Большая часть студентов, и я в их числе, осуждали Колю за предательство по отношению к Челинцеву, но Грязев знал, что делал. Он стал профессором, единственным из нашего богатого талантами курса.
* * *
Саша по долгу службы постоянно выезжал на периферию – проверять работу школ. И в каждом населённом пункте, где имелась школа, читал для населения популярные лекции на литературные темы.
Конспекты лекций тщательно проверялись в лекционном бюро и в парткоме, а затем отдавались для окончательного заключения профессорам ЛГУ, специалистам в этой области.
Саша очень гордился высокой оценкой его конспекта, сделанной профессором Евгеньевым-Максимовым, знатоком русской литературы XIX века. Конспект с автографом профессора не сохранился.
Высокий, худой, с козлиной бородкой, старенький, но подвижный, профессор Евгеньев-Максимов читал цикл лекций для населения Саратова. Мама, Лиля и я не пропустили ни одной, получили много удовольствия и пользы, слушая разглагольствования старичка-профессора о быте, литературных течениях, журналах и прекрасной, очаровательной, талантливой женщине – Авдотье Панаевой. В Панаеву он был «влюблён», как-то молодел, набирался сил, красноречия, когда говорил о ней.

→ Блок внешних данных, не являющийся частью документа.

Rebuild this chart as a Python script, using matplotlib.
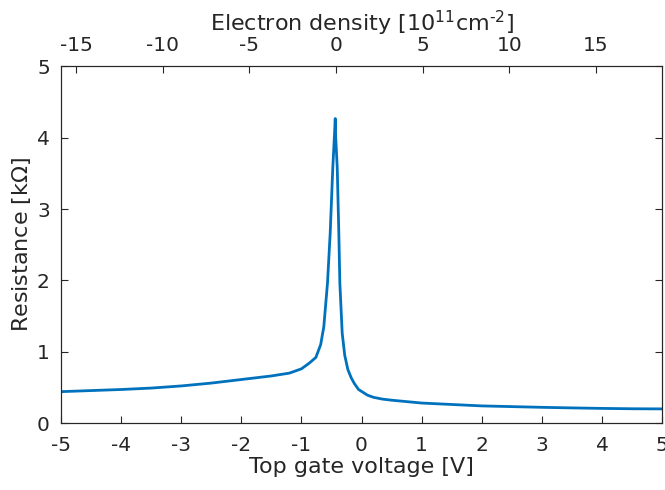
import numpy as np
import matplotlib
matplotlib.use("Agg")
import matplotlib.pyplot as plt

# Data
gate_v = [-5, -4.5, -4, -3.5, -3, -2.5, -2, -1.5, -1.2, -1.0, -0.87, -0.76, -0.68,
          -0.628, -0.567, -0.522, -0.478, -0.45, -0.438, -0.43, -0.405, -0.378,
          -0.361, -0.322, -0.28, -0.228, -0.17, -0.117, -0.05, 0.1, 0.2, 0.35, 0.5,
          0.75, 1, 1.5, 2, 2.5, 3, 3.5, 4, 4.5, 5]
resistance = [0.44, 0.455, 0.47, 0.49, 0.52, 0.56, 0.61, 0.66, 0.70, 0.76, 0.84, 0.92, 1.1,
              1.35, 1.96, 2.66, 3.59, 4.05, 4.27, 4.0, 3.59, 2.66,
              1.96, 1.26, 0.95, 0.75, 0.63, 0.55, 0.47, 0.39, 0.36, 0.335, 0.32,
              0.30, 0.28, 0.26, 0.24, 0.23, 0.22, 0.212, 0.205, 0.2, 0.198]
density_ticks = [-15, -10, -5, 0, 5, 10, 15]
density_lim = (-15.88, 18.82)

gray = '#262626'
plt.rcParams['font.family'] = 'DejaVu Sans'
plt.rcParams['mathtext.default'] = 'regular'
plt.rcParams['axes.unicode_minus'] = False
plt.rcParams['font.size'] = 14

fig = plt.figure(figsize=(6.65, 4.9), dpi=100)
ax = fig.add_axes([0.0917, 0.1367, 0.904, 0.7276])
ax.plot(gate_v, resistance, color='#0072BD', lw=2)
ax.set_xlim(-5, 5)
ax.set_ylim(0, 5)
ax.set_xticks(range(-5, 6))
ax.set_yticks(range(0, 6))
ax.set_xlabel('Top gate voltage [V]', color=gray, fontsize=16, labelpad=2)
ax.set_ylabel('Resistance [k$\\Omega$]', color=gray, fontsize=16, labelpad=3)
ax.tick_params(direction='in', colors=gray, labelsize=14.5, length=5, width=0.8,
               right=True)
ax.tick_params(axis='x', pad=9)
ax.tick_params(axis='y', pad=8)
for s in ax.spines.values():
    s.set_color(gray)
    s.set_linewidth(0.8)

ax2 = ax.twiny()
ax2.set_xlim(*density_lim)
ax2.set_xticks(density_ticks)
ax2.set_xlabel('Electron density [10$^{11}$cm$^{\\text{-}2}$]', color=gray, fontsize=16, labelpad=4)
ax2.tick_params(direction='in', colors=gray, labelsize=14.5, length=5, width=0.8, pad=8)
for s in ax2.spines.values():
    s.set_color(gray)
    s.set_linewidth(0.8)

fig.savefig('out.png', dpi=100)
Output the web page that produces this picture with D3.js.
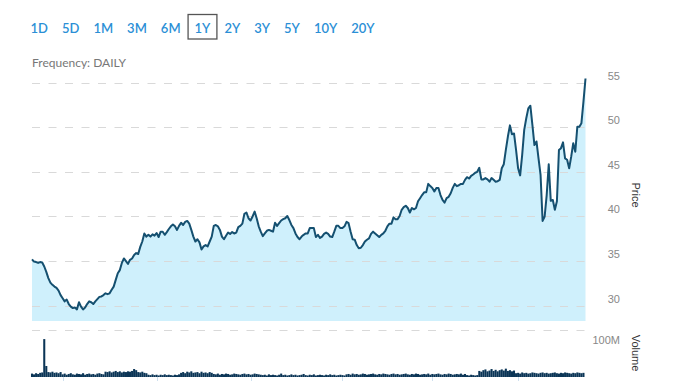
<!DOCTYPE html>
<html>
<head>
<meta charset="utf-8">
<script src="https://cdn.jsdelivr.net/npm/d3@7/dist/d3.min.js"></script>
<style>
  body { margin: 0; background: #fff; }
  svg { display: block; }
</style>
</head>
<body>
<svg width="678" height="381"></svg>
<script>
// range buttons across the top
var ranges = ["1D", "5D", "1M", "3M", "6M", "1Y", "2Y", "3Y", "5Y", "10Y", "20Y"];
var activeRange = "1Y";

// daily closing price, one value per trading day
var prices = [
  35.2, 34.95, 34.9, 34.8, 34.9, 34.85, 34.4, 33.8, 33.1, 32.6,
  32.35, 32.15, 32.0, 31.7, 31.2, 30.85, 30.5, 30.7, 30.2, 29.9,
  29.75, 29.8, 29.6, 30.4, 29.9, 29.6, 29.8, 30.2, 30.5, 30.4,
  30.2, 30.5, 30.75, 31.0, 31.05, 31.2, 31.4, 31.3, 31.4, 31.8,
  32.15, 32.9, 33.65, 34.0, 34.8, 35.3, 35.0, 34.7, 35.15, 35.3,
  35.7, 35.9, 35.8, 36.6, 37.2,
  38.1, 37.75, 37.95, 37.75, 38.0, 37.85, 38.15, 37.7, 38.3, 38.3,
  37.95, 38.25, 38.6, 38.9, 39.1, 38.9, 38.5, 38.95, 39.3, 39.05,
  39.4, 39.5, 39.2, 38.5, 37.75, 37.2, 37.45, 37.1, 36.3, 36.65,
  36.8, 36.65, 37.2, 37.75, 38.95, 39.05, 38.9, 38.5, 37.75, 37.45,
  37.85, 38.2, 38.05, 38.25, 38.1, 38.2,
  38.8, 38.95, 39.2, 40.3, 40.45, 39.8, 39.55, 40.0, 40.55, 39.8, 38.9,
  38.3, 37.8, 38.1, 38.4, 38.5, 38.4, 38.3, 39.3, 38.95, 39.25,
  39.55, 39.7, 39.8, 40.05, 39.6, 39.05, 38.7, 38.1, 37.7, 37.45,
  37.75, 37.95, 38.1, 38.1, 38.7, 38.7, 38.7, 37.7, 37.95, 37.6,
  37.75, 38.05, 38.2, 38.05, 37.75, 37.7, 38.3, 38.95, 38.95, 38.7,
  38.7, 38.9, 39.4, 39.25, 38.3, 37.45, 37.4, 36.8, 36.45, 36.5,
  36.8, 37.2, 37.4, 37.55, 38.05, 38.3, 38.1, 37.9, 37.7, 37.95,
  38.1, 38.4, 38.9, 39.2, 39.2, 39.9, 39.7, 39.7, 40.05, 40.75,
  41.05, 41.2, 40.95, 40.45, 40.95, 40.8, 40.95, 41.7, 42.05, 42.4,
  42.7, 42.7, 43.65, 43.4, 43.2, 42.8, 43.2, 43.2, 42.4, 41.85,
  41.55, 42.05, 42.2, 42.6, 43.2, 43.65, 43.4, 43.5, 43.65, 43.65,
  44.1, 44.4, 44.25, 44.55, 44.7, 44.9, 45.0, 45.45, 44.15, 44.15,
  44.3, 44.15, 43.9, 44.3, 44.1, 43.9, 43.95, 44.1, 45.4, 45.85,
  47.45, 48.95, 50.2, 49.2, 49.3, 47.45, 45.4, 44.6, 46.9, 49.7,
  51.0, 52.1, 52.4, 50.25, 48.0, 48.4, 46.5, 44.65, 39.5, 40.0,
  42.4, 45.85, 41.75, 41.85, 40.75, 41.7, 47.45, 47.65, 48.3, 46.5,
  46.35, 45.4, 46.7, 48.2, 47.25, 50.05, 50.05, 50.45, 52.85, 55.45
];

// daily volume, millions of shares
var volumes = [
  9, 7, 10, 8, 11, 12,
  100,
  29,
  13, 12, 14, 11, 12, 10, 13,
  7, 9, 6, 8, 10, 7, 6, 9, 8, 7, 10, 6, 8, 9, 7, 8, 6, 9, 10, 8, 7,
  14, 13, 15, 12, 14, 16, 13, 15, 12, 14, 13, 15, 14, 16,
  21, 18, 13,
  12, 14, 11, 10,
  6, 5, 7, 5, 6, 4, 6, 5, 7, 5, 6, 5, 4, 6, 5, 7,
  11, 13, 10, 14, 12, 15, 11, 12, 13, 10, 14, 11, 12, 10, 13, 11,
  8, 7, 9, 6, 8, 7, 9, 8, 6, 7, 9, 8, 7, 6, 8, 9, 7, 8, 6, 7, 9, 8, 7, 6,
  5, 6, 4, 7, 5, 6, 5, 4, 6, 9, 5, 6, 4, 5, 7, 5, 6, 4, 5, 6,
  8, 5, 4, 6, 5, 7, 4, 5, 6, 5, 4, 6, 5, 7, 5, 6, 4, 5, 6, 5, 4,
  7, 8, 6, 9, 7, 8, 6, 7, 9, 8, 6, 7, 8, 9, 7, 6, 8, 7, 9, 8,
  7, 6, 8, 9, 7, 8, 6, 7, 8, 9, 7, 6, 8, 7, 9, 8, 6, 7, 8, 7,
  9, 6, 8, 7, 8, 9, 7, 6, 8, 7, 9, 8, 6, 7, 8, 7, 9, 6, 8,
  5, 4, 6, 5, 4, 5,
  16, 14, 18, 20, 15, 17, 21, 16, 19, 15, 18, 20, 17, 22, 16, 18, 15, 17,
  10, 11, 9, 12, 10, 11, 9, 10, 12, 11, 10, 9, 11, 12, 10, 11, 9,
  10, 11, 12, 10, 9, 11, 10, 12, 11, 10, 9, 11, 10, 12, 11, 10, 11
];

var priceTicks = [30, 35, 40, 45, 50, 55];
var volumeTicks = [100];
var monthTicks = [15, 61, 107, 152, 196, 238]; // trading-day index of the faint date ticks

var svg = d3.select("svg"),
    left = 32, right = 585.5;

var x = d3.scaleLinear()
    .domain([0, prices.length - 1])
    .range([left, right]);

var y = d3.scaleLinear()
    .domain([28.3, 55])
    .range([321, 82.5]);

var yv = d3.scaleLinear()
    .domain([0, 124])
    .range([377, 330]);

// range selector - laid out one after the other like inline buttons
var btn = svg.append("g")
    .attr("font-family", "Lato, sans-serif")
    .attr("font-size", 13)
    .attr("font-weight", 600);

var labels = btn.selectAll("text")
    .data(ranges)
    .enter().append("text")
    .attr("y", 33)
    .attr("fill", "#2b8fd6")
    .text(function (d) { return d; });

var cx = 30.5;
labels.each(function (d) {
    var w = this.getComputedTextLength();
    d3.select(this).attr("x", cx);
    if (d == activeRange) {
        btn.insert("rect", "text")
            .attr("x", cx - 6.5)
            .attr("y", 14.5)
            .attr("width", w + 13)
            .attr("height", 24.5)
            .attr("fill", "#fff")
            .attr("stroke", "#555")
            .attr("stroke-width", 1.3);
    }
    cx += w + 14;
});

svg.append("text")
    .attr("x", 32)
    .attr("y", 67)
    .attr("font-family", "Lato, sans-serif")
    .attr("font-size", 12)
    .attr("fill", "#777")
    .text("Frequency: DAILY");

// price area + line
var area = d3.area()
    .x(function (d, i) { return x(i); })
    .y0(321)
    .y1(function (d) { return y(d); });

var line = d3.line()
    .x(function (d, i) { return x(i); })
    .y(function (d) { return y(d); });

svg.append("path")
    .datum(prices)
    .attr("d", area)
    .attr("fill", "#cff0fc");

// dashed grid
svg.append("g")
    .selectAll("line")
    .data(priceTicks)
    .enter().append("line")
    .attr("x1", left)
    .attr("x2", right)
    .attr("y1", function (d) { return Math.round(y(d)) + 0.5; })
    .attr("y2", function (d) { return Math.round(y(d)) + 0.5; })
    .attr("stroke", "#d9d9d9")
    .attr("stroke-dasharray", "8,8.5");

svg.append("line")
    .attr("x1", left)
    .attr("x2", right)
    .attr("y1", 330.5)
    .attr("y2", 330.5)
    .attr("stroke", "#d9d9d9")
    .attr("stroke-dasharray", "8,8.5");

svg.append("path")
    .datum(prices)
    .attr("d", line)
    .attr("fill", "none")
    .attr("stroke", "#155070")
    .attr("stroke-width", 2)
    .attr("stroke-linejoin", "round");

// volume bars
var bw = (right - left) / (volumes.length - 1);

svg.append("g")
    .selectAll("rect")
    .data(volumes)
    .enter().append("rect")
    .attr("x", function (d, i) { return x(i) - bw / 2; })
    .attr("y", function (d) { return yv(d); })
    .attr("width", bw)
    .attr("height", function (d) { return 377 - yv(d); })
    .attr("fill", "#0b3556");

svg.append("g")
    .selectAll("line")
    .data(monthTicks)
    .enter().append("line")
    .attr("x1", function (d) { return Math.round(x(d)) + 0.5; })
    .attr("x2", function (d) { return Math.round(x(d)) + 0.5; })
    .attr("y1", 377)
    .attr("y2", 381)
    .attr("stroke", "#cfe0ee");

// right axes labels
var axisFont = "Liberation Sans, Arial, sans-serif";

svg.append("g")
    .selectAll("text")
    .data(priceTicks)
    .enter().append("text")
    .attr("x", 620)
    .attr("y", function (d) { return y(d) - 3; })
    .attr("text-anchor", "end")
    .attr("font-family", axisFont)
    .attr("font-size", 11)
    .attr("fill", "#888")
    .text(function (d) { return d; });

svg.append("g")
    .selectAll("text")
    .data(volumeTicks)
    .enter().append("text")
    .attr("x", 620)
    .attr("y", function (d) { return yv(d) + 5; })
    .attr("text-anchor", "end")
    .attr("font-family", axisFont)
    .attr("font-size", 11)
    .attr("fill", "#888")
    .text(function (d) { return d + "M"; });

svg.append("text")
    .attr("transform", "translate(632,195) rotate(90)")
    .attr("text-anchor", "middle")
    .attr("font-family", axisFont)
    .attr("font-size", 11)
    .attr("fill", "#333")
    .text("Price");

svg.append("text")
    .attr("transform", "translate(632,353) rotate(90)")
    .attr("text-anchor", "middle")
    .attr("font-family", axisFont)
    .attr("font-size", 11)
    .attr("fill", "#333")
    .text("Volume");
</script>
</body>
</html>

Надо отметить, что с особым подъёмом Евгеньев-Максимов говорил не только о Панаевой, но и о людях, её окружавших, о воздействии политических и литературных деятелей 40–60-х годов на развитие и процветание русской литературы.
Кстати, сам Евгеньев-Максимов был словно из той эпохи, о которой рассказывал.
* * *
Профессор Григорий Александрович Гуковский обратился к заведующему облоно Муханову с просьбой порекомендовать молодого человека с высшим университетским образованием и знанием украинского, русского языков и литературы для ведения спецкурса на филфаке ЛГУ. Муханов сразу направил к нему Сашу.
После длительной беседы Гуковский предложил Саше на выбор место преподавателя спецкурса на своей кафедре или место в аспирантуре (конечно, после сдачи экзамена).
Саша отказался, мотивируя отказ тем, что на его иждивении находятся старая мать и больная сестра. Зарплата преподавателя на кафедре гораздо меньше, чем в облоно, оставить родных в Саратове без помощи он не решается, взять их с собой – нереально. Итак, Саша решил продолжить карьеру инспектора в облоно.
Я поверила Саше, что из-за матери и сестры он отказался от блестящего предложения Гуковского, но мелькнула мысль, что, скорее всего, Саша боялся уехать из Саратова и потерять меня.
Если бы я тогда знала, что не Саша содержит семью, а семья содержит инспектора с его маленькой зарплатой!
Потом Саша подтвердил, что боязнь потерять меня была единственным препятствием на пути в высшие научно-педагогические сферы.
Всё, что делается, происходит во благо. Через несколько лет профессор Гуковский был объявлен космополитом, насаждающим среди студенчества чуждые советскому человеку взгляды и т.д. Оба брата Гуковские «исчезли» с научного горизонта, их последователи, работники кафедр – тоже. Оставалось жалеть репрессированных «врагов народа» и радоваться, что Саша не попал в такую передрягу, остался цел и невредим до поры до времени. Обстановка на идеологическом фронте в стране к началу пятидесятых годов сложилась взрывоопасная, прослыть поклонником западно-европейской культуры было проще простого. Обвинение в низкопоклонстве перед Западом и прочей чепухе Сашу настигло в 1952 году в Сызрани, после лекции для студентов Нефтяного техникума. Темой лекции был обзор современной литературы за рубежом.
По моему совету, Саша составил текст доклада только из выдержек из статей, помещённых в журналах и газетах в текущем,
1952 году. Своих умозаключений Саша не делал, полный список использованной в работе литературы и авторов статей приложил. Только это спасло Сашу от беды.